Así es, sonidos inocuos, como el que producimos al masticar, teclear o respirar fuerte, resultan insoportables para quienes sufren misofonía. Tanto que acaban aislándose para evitar la irritación constante. El año pasado, científicos británicos de la Universidad de Newcastle (Inglaterra) identificaron por primera vez cambios cerebrales asociados al trastorno. Resulta que la corteza insular anterior de quienes lo sufren, que conecta los sentidos y las emociones, está sobreactivada e hiperconectada. Y eso explicaría por qué un sonido neutral puede desatar su ira.
CON LOS ‘FRENOS’ ROTOS. Peor aún es ser víctima del trastorno explosivo intermitente (TEI). De acuerdo con las últimas estimaciones de la Universidad de Harvard (EE. UU.), uno de cada diez hombres adultos y una de cada veinte mujeres se irritan de forma desproporcionada ante situaciones como un atasco de tráfico o un vendedor que se equivoca al devolvernos el cambio.
Lo peor de ellos es que pierden el control, y lo hacen hasta el punto de que el arrebato puede llevar a insultar o, lo que es peor, a arremeter físicamente contra propiedades, animales o incluso personas. Que esto nos suceda dos o más veces por semana debería hacer saltar nuestras alarmas, ya que, a la larga, los afectados tienen peores puestos de trabajo, menos amigos y altas tasas de divorcio.
Lo que les sucede a los enfermos de TEI es que les sobra rabia y tienen la serotonina descontrolada. Algo grave si tenemos en cuenta que esta molécula es fundamental para que funcione bien la corteza prefrontal, es decir, la parte analítica y racional del cerebro, donde reside el autocontrol.
En otras palabras, tienen seriamente averiados los frenos para la ira. Cuando la parte impulsiva del cerebro se activa, no hay quien les pare los pies. Y, claro, siempre están a la que saltan. Para colmo, un estudio de la Universidad de Chicago (EE. UU.) sacó a relucir que estos individuos confunden expresiones faciales neutrales con gestos hostiles. Y eso provoca que se sientan agredidos sin ningún motivo real.
LAS PALABROTAS AYUDAN. A ellos, como al común de los mortales, les beneficia respirar hondo. También es efectivo contar hasta diez, aunque con excepciones. Según un estudio de la Universidad Estatal de Nueva York (EE. UU.), si tenemos claras las consecuencias negativas de enojarnos, este sistema infunde calma y ayuda a controlar la agresividad. Pero si no hay consecuencias evidentes, contar hasta diez puede ser incluso contraproducente y contribuir a que nos encendamos todavía más.

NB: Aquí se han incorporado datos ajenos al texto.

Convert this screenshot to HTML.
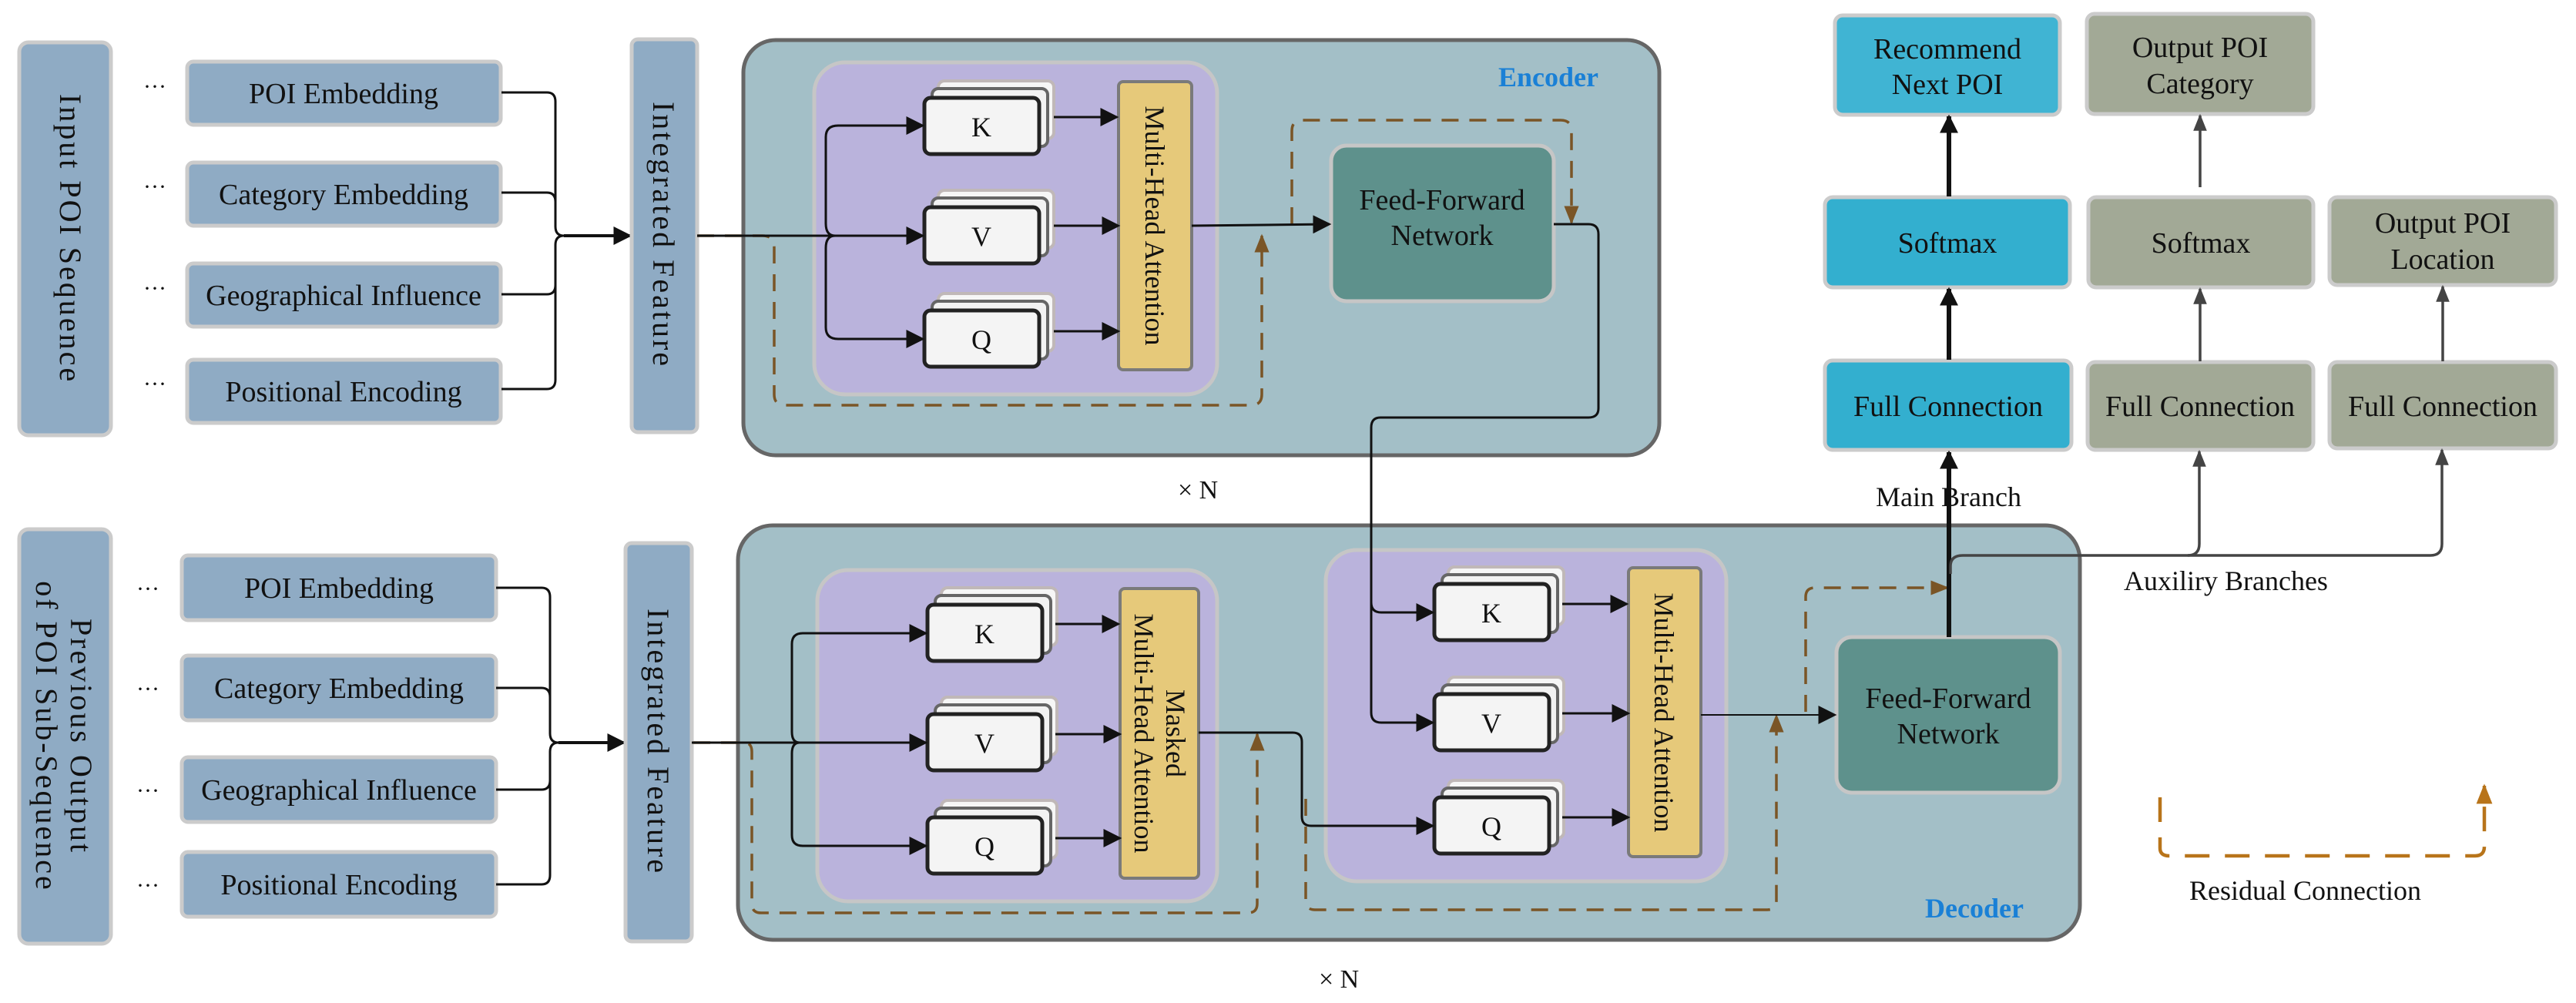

“Cuando estés irritado, cuenta hasta diez; cuando estés muy irritado, suelta tacos”, recomendaba el irónico escritor Mark Twain. Y parece que acertaba de lleno. Porque resulta que las palabrotas son una forma inocua de liberar la ira que, para colmo, tienen efectos colaterales muy positivos. A nivel cerebral, decir tacos funciona como una aspirina: tiene efectos analgésicos y reduce el dolor. A lo que se suma que científicos de la Universidad de Cambridge (Reino Unido) demostraron que percibimos como más honestas y sinceras a las personas que usan palabrotas. Y eso templa los ánimos.
Así que si te enfadas, no te cortes, ¡joder!